*** Data shown

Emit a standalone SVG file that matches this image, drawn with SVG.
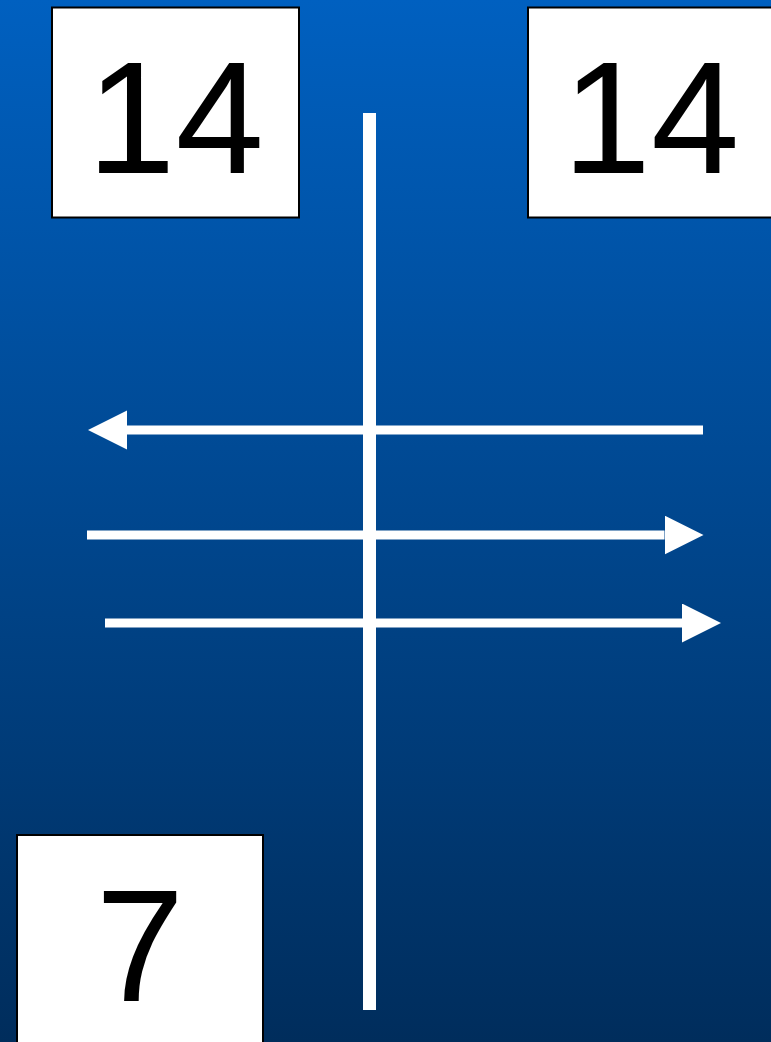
<svg xmlns="http://www.w3.org/2000/svg" width="771" height="1042" viewBox="0 0 771 1042">
<defs>
<linearGradient id="bg" x1="0" y1="0" x2="0" y2="1">
<stop offset="0" stop-color="#0060C0"/>
<stop offset="1" stop-color="#002D5C"/>
</linearGradient>
<marker id="ah" markerUnits="userSpaceOnUse" markerWidth="40" markerHeight="40" refX="0" refY="19.5" orient="auto">
<path d="M0,0 L39,19.5 L0,39 z" fill="#fff"/>
</marker>
<style>
.box{fill:#fff;stroke:#000;stroke-width:2}
.lbl{font-family:"Liberation Sans",Arial,sans-serif;font-size:159px;fill:#000;text-anchor:middle}
.ln{stroke:#fff;stroke-width:9;fill:none}
</style>
</defs>
<rect x="0" y="0" width="771" height="1042" fill="url(#bg)"/>
<g id="connectors">
<line x1="369.5" y1="113" x2="369.5" y2="1010" stroke="#fff" stroke-width="13"/>
<line class="ln" x1="703" y1="430" x2="127" y2="430" marker-end="url(#ah)"/>
<line class="ln" x1="87" y1="535" x2="664.5" y2="535" marker-end="url(#ah)"/>
<line class="ln" x1="105" y1="623" x2="682" y2="623" marker-end="url(#ah)"/>
</g>
<g id="node1">
<rect class="box" x="52" y="7.5" width="247" height="210"/>
<text class="lbl" x="175.5" y="173">14</text>
</g>
<g id="node2">
<rect class="box" x="528" y="7.5" width="247" height="210"/>
<text class="lbl" x="651" y="173">14</text>
</g>
<g id="node3">
<rect class="box" x="17" y="835" width="246" height="212"/>
<text class="lbl" x="140" y="1001">7</text>
</g>
</svg>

******

Challenge
Quote the material word for word, dropping any images it holds.

Reply
Emit a standalone SVG file that matches this image, drawn with SVG.
<svg xmlns="http://www.w3.org/2000/svg" width="771" height="1042" viewBox="0 0 771 1042">
<defs>
<linearGradient id="bg" x1="0" y1="0" x2="0" y2="1">
<stop offset="0" stop-color="#0060C0"/>
<stop offset="1" stop-color="#002D5C"/>
</linearGradient>
<marker id="ah" markerUnits="userSpaceOnUse" markerWidth="40" markerHeight="40" refX="0" refY="19.5" orient="auto">
<path d="M0,0 L39,19.5 L0,39 z" fill="#fff"/>
</marker>
<style>
.box{fill:#fff;stroke:#000;stroke-width:2}
.lbl{font-family:"Liberation Sans",Arial,sans-serif;font-size:159px;fill:#000;text-anchor:middle}
.ln{stroke:#fff;stroke-width:9;fill:none}
</style>
</defs>
<rect x="0" y="0" width="771" height="1042" fill="url(#bg)"/>
<g id="connectors">
<line x1="369.5" y1="113" x2="369.5" y2="1010" stroke="#fff" stroke-width="13"/>
<line class="ln" x1="703" y1="430" x2="127" y2="430" marker-end="url(#ah)"/>
<line class="ln" x1="87" y1="535" x2="664.5" y2="535" marker-end="url(#ah)"/>
<line class="ln" x1="105" y1="623" x2="682" y2="623" marker-end="url(#ah)"/>
</g>
<g id="node1">
<rect class="box" x="52" y="7.5" width="247" height="210"/>
<text class="lbl" x="175.5" y="173">14</text>
</g>
<g id="node2">
<rect class="box" x="528" y="7.5" width="247" height="210"/>
<text class="lbl" x="651" y="173">14</text>
</g>
<g id="node3">
<rect class="box" x="17" y="835" width="246" height="212"/>
<text class="lbl" x="140" y="1001">7</text>
</g>
</svg>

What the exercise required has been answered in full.